This week, Aave Founder and CEO Stani Kulechov and Chainlink Co-Founder Sergey Nazarov hosted a Clubhouse fireside chat about the future of Aave’s open source DeFi protocol, Chainlink’s decentralized oracle networks (DONs) and the entire DeFi economy.
The discussion highlighted key features of Aave’s interest rate protocol for various cryptographic assets as well as how Chainlink’s DONs provide essential services for hybrid smart contracts. Kulechov and Nazarov agreed that the evolution of Aave and Chainlink has been in sync with the evolution of the DeFi industry as a whole.
Where is DeFi right now?
“We’re very early in DeFi,” Nazarov said. Last month on Yahoo Finance, he described a gradual path toward decentralization as consumer demand for DeFi rises. At the time that segment was filmed, DeFi’s TVL had grown from $1 billion to nearly $60 billion TVL in about a year. Today, DeFi’s TVL has grown to nearly $80 billion. “If you add a zero to that, it would be completely within reason,” Nazarov said.
Creating more trust-minimized services that power more advanced hybrid smart contracts is already underway with services like Chainlink VRF (Verifiable Random Function). “The really exciting thing will be when people start building like web developers build,” Nazarov said. He predicted that smart contracts will come to define the DeFi industry, even more so than tokenization, within the next few years.
“Smart contracts will improve finance as we know it today by removing the inefficiencies of traditional finance,” Kulechov agreed. DeFi can eliminate settlement systems that take days, problems reaching contractual agreements between counterparties and the costly, time-consuming process of resolving disputes through court systems.
“What we love to do is innovate,” Kulechov said. “What I hate about traditional finance is it’s a broken system.”
He explained how traditional finance makes it difficult for builders to innovate because every step requires permission. “In DeFi, the networks are completely open; they’re permissionless. This permissionless nature allows anyone to build anything.”
More innovation leads to what Kulechov described as a cycle of efficiency. “DeFi is very small still, but the reason we’re growing so fast is because there are so few boundaries on what you can do. When you have an idea, there’s no one stopping you. All of these new processes being built on top of Chainlink and Aave – that’s why both are growing so fast.”

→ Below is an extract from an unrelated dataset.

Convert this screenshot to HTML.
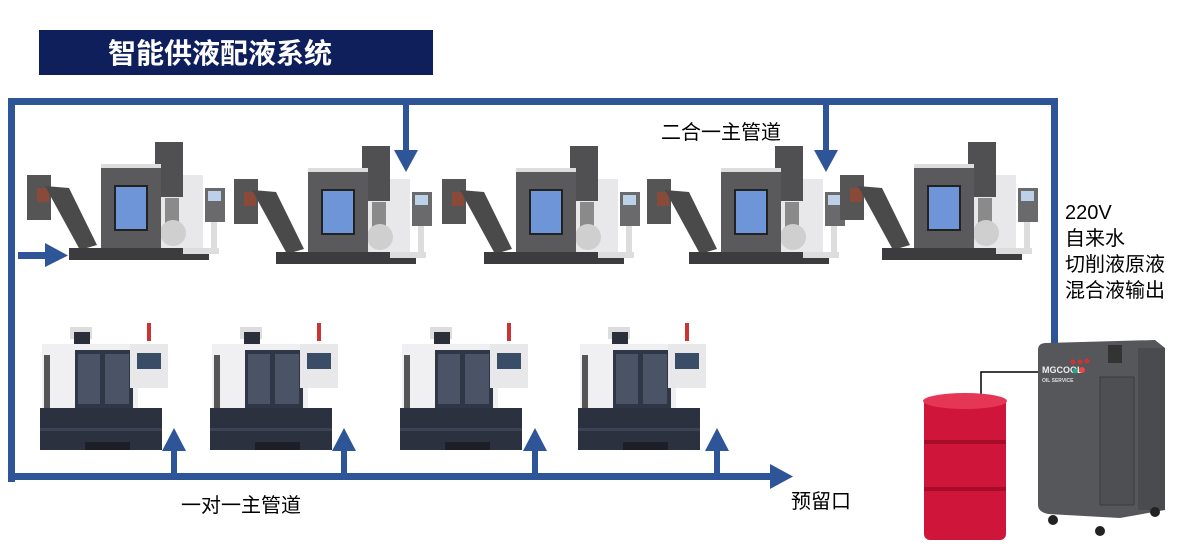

Just as specialization built society, specialization is key to growing DeFi. Kulechov said Chainlink’s oracle solution enables Aave to focus on creating superior financial protocols. “Oracles are a very big part of what we’re doing, but by focusing on our part, we can build more, faster.”
When will DeFi will see mass adoption?
Nazarov said DeFi’s mass adoption depends on how and how quickly the world evolves. If there’s a global market correction, people will look to DeFi for solvency and transparency. If inflation becomes a serious problem, people will turn to DeFi’s superior yield. “There’s a fast case and a slow case,” Nazarov said.
“The key thing,” he emphasized, “is that the benefits are there and the benefits are easily accessible” for institutions, fintechs and banks to provide access according to user demand. “And user demand will be the deciding factor of when they are going to do that.”
“I think we’ve built one percent or less of DeFi,” Kulechov said. He and Nazarov agreed, however, that the financial industry will become substantially more decentralized over the next several years. Said Nazarov, “We’re seeing it happen literally before our eyes.”